Why juxtapose the lives of a poor man in a rich country and a relatively well-off man in a poor one? The exercise is useful for two reasons. First, it puts the rich world’s wealth into context. A Congolese doctor, a man most other Congolese would consider wealthy, is worse off materially than most poor people in America. That itself is striking.”

Is it? Adam Smith wrote about his impressions in mid-18th century Britain of the relative material wealth of the common labourer and the ‘wealthiest’ ‘kings or princes’ in North America and Africa:

“… without the assistance and cooperation of thousands, the very meanest person in a civilised country could not be provided, even according to, what we falsely imagine, the easy and simple manner in which he is commonly accommodated. Compared, indeed, with the extravagant luxury of the great, his accommodation must no doubt appear extremely simple and easy; and yet it my be true, perhaps, that the accommodation of a European prince does not always exceed that of an industrious and frugal peasant, and as the accommodation of the latter exceeds that of many an African king, the absolute master of the lives and liberties of ten thousand naked savages.”


(Wealth of Nations, I.i.11: pp23-4; and cf. Lectures in Jurisprudence, LJ(A)vi.21, 23: pp 338-9: ‘Indian prince’ ; LJ(B) 212, p. 489: ‘chief of a savage nation’).

Elsewhere The Economist article states:

And all we can say is that whereas the poor in Kinshasa complain about the price of bread, the poor in Kentucky complain about the price of motor insurance.”

And:

if poor Americans were to compare their standard of living with what is normal elsewhere in the world, let alone Congo, they would see that have little cause for discontent. Then again, were Americans not so incurably discontented with their lot, their great country would not be half as dynamic as it is.”

This fits neatly into Smith’s view that the main driver for work and enterprise is the desire to better oneself:

The uniform, constant, and uninterrupted effort of every man to better his condition, the principle from which public and national, as well as private opulence was originally derived, is frequently powerful enough to maintain the natural progress of things, toward improvement, in spite of the extravagance of government, and the greatest errors of administration.
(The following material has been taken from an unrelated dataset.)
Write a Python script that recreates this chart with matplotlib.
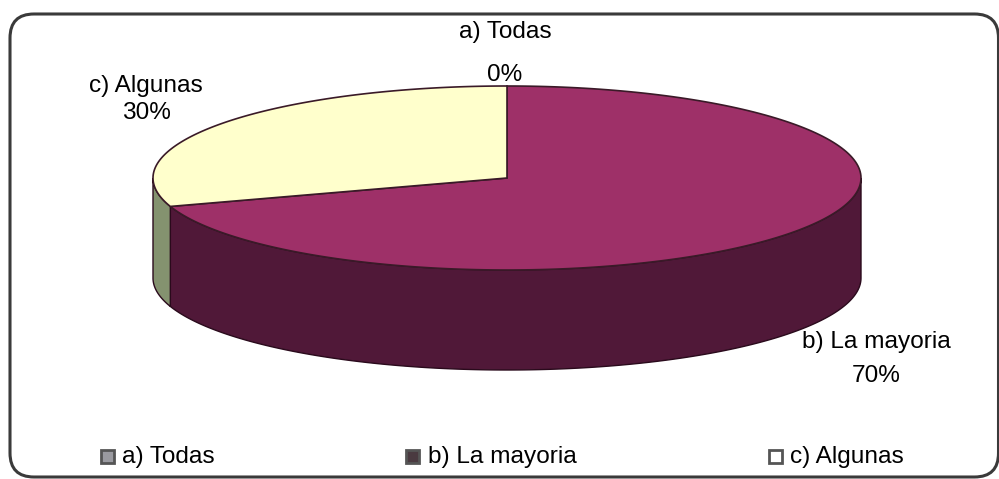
import numpy as np
import matplotlib
matplotlib.use('Agg')
import matplotlib.pyplot as plt
from matplotlib.patches import FancyBboxPatch, Polygon, Rectangle

plt.rcParams['font.family'] = ['Liberation Sans', 'DejaVu Sans']

labels = ['a) Todas', 'b) La mayoria', 'c) Algunas']
values = [0, 70, 30]
top_colors = ['#8a9a7a', '#9e3068', '#ffffcc']
side_colors = ['#7f8f6f', '#501838', '#84926f']
legend_colors = ['#9a9aa0', '#4a3a40', '#ffffff']

cx, cy, rx, ry, depth = 507, 178, 354, 92, 100
fs = 17.6


def ell(a):
    # a in degrees, clockwise from the top of the pie
    t = np.radians(a)
    return cx + rx * np.sin(t), cy - ry * np.cos(t)


fig = plt.figure(figsize=(9.99, 4.79), dpi=100)
ax = fig.add_axes([0, 0, 1, 1])
ax.set_xlim(0, 999)
ax.set_ylim(479, 0)
ax.axis('off')

ax.add_patch(FancyBboxPatch((10, 14), 988.5, 463, boxstyle='round,pad=0,rounding_size=24',
                            fc='white', ec='#3a3a3a', lw=2.2))

start = 0
for value, top, side in zip(values, top_colors, side_colors):
    end = start + value * 3.6
    if value > 0:
        a = np.linspace(start, end, 200)
        x, y = ell(a)
        # wall only where the rim faces the viewer (90..270 deg)
        lo, hi = max(start, 90), min(end, 270)
        if hi > lo:
            w = np.linspace(lo, hi, 200)
            wx, wy = ell(w)
            pts = np.r_[np.c_[wx, wy], np.c_[wx, wy + depth][::-1]]
            ax.add_patch(Polygon(pts, closed=True, fc=side, ec='#2a0a1c', lw=1.0, zorder=2))
        pts = np.r_[[[cx, cy]], np.c_[x, y]]
        ax.add_patch(Polygon(pts, closed=True, fc=top, ec='#3a1a28', lw=1.2, zorder=3))
    start = end

ax.text(505, 32, 'a) Todas', fontsize=fs, ha='center', va='center')
ax.text(505, 75, '0%', fontsize=fs, ha='center', va='center')
ax.text(146, 86, 'c) Algunas', fontsize=fs, ha='center', va='center')
ax.text(146, 113, '30%', fontsize=fs, ha='center', va='center')
ax.text(876, 342, 'b) La mayoria', fontsize=fs, ha='center', va='center')
ax.text(876, 376, '70%', fontsize=fs, ha='center', va='center')

legend_x = [107, 412.5, 775.5]
text_x = [122, 428, 790]
for lx, tx, name, c in zip(legend_x, text_x, labels, legend_colors):
    ax.add_patch(Rectangle((lx - 6.5, 450), 13, 13, fc=c, ec='#555555', lw=2))
    ax.text(tx, 457, name, fontsize=fs, ha='left', va='center')

fig.savefig('out.png', dpi=100)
Like the unknown principle of animal life, it restores health and vigour to the constitution, in spite, not only of the disease, but of the absurd prescriptions of the doctor.” (WN II.iii.31: p. 343)

Smith did not allow for the likes of the despotic grasping greed of Mobuto Sese Seko's tyrannical rule of the Congo, who managed to steal of $5 billion (at least!) from his country and stash it in bank accounts in Europe. The same urge for ‘self-betterment’ has benign and malign effects, and unintended consequences. Such access to rich spoils makes African countries, no matter how impoverished their general populations, a tempting target for ruthless armed men. In the Congo from 1998 to 2003, about three million people died in a civil war among ‘half a dozen armies and dozens of militia groups fighting over the gold and diamond mines’, with sporadic fighting continuing in the east of the country.

Congo is run ‘by a mob of unelected thieves and warlords’ whose objective is to continue milking western donors’. Below them are countless numbers of corrupt functionaries, leaning on the public for bribes and ‘taxes’, and, who, among other atrocities to the human spirit of the self-betterment of their victims, contribute immensely to the erosion and disruption of enterprise from the ground upwards.

No amount of western ‘donations’ of aid will have the slightest effect while these malformations of the state continue in the Congo. You can only ‘make poverty history’ by making its causes history. It is the absence of a wealth creating force in the country left free to do its work over long periods that will eradicate poverty. All the rest is myopic hypocrisy and collusion with the ‘unelected thieves and warlords’, and their imitators throughout Congolese society, whose watchword is ‘all for themselves’ and nothing for the self-betterment of their victims.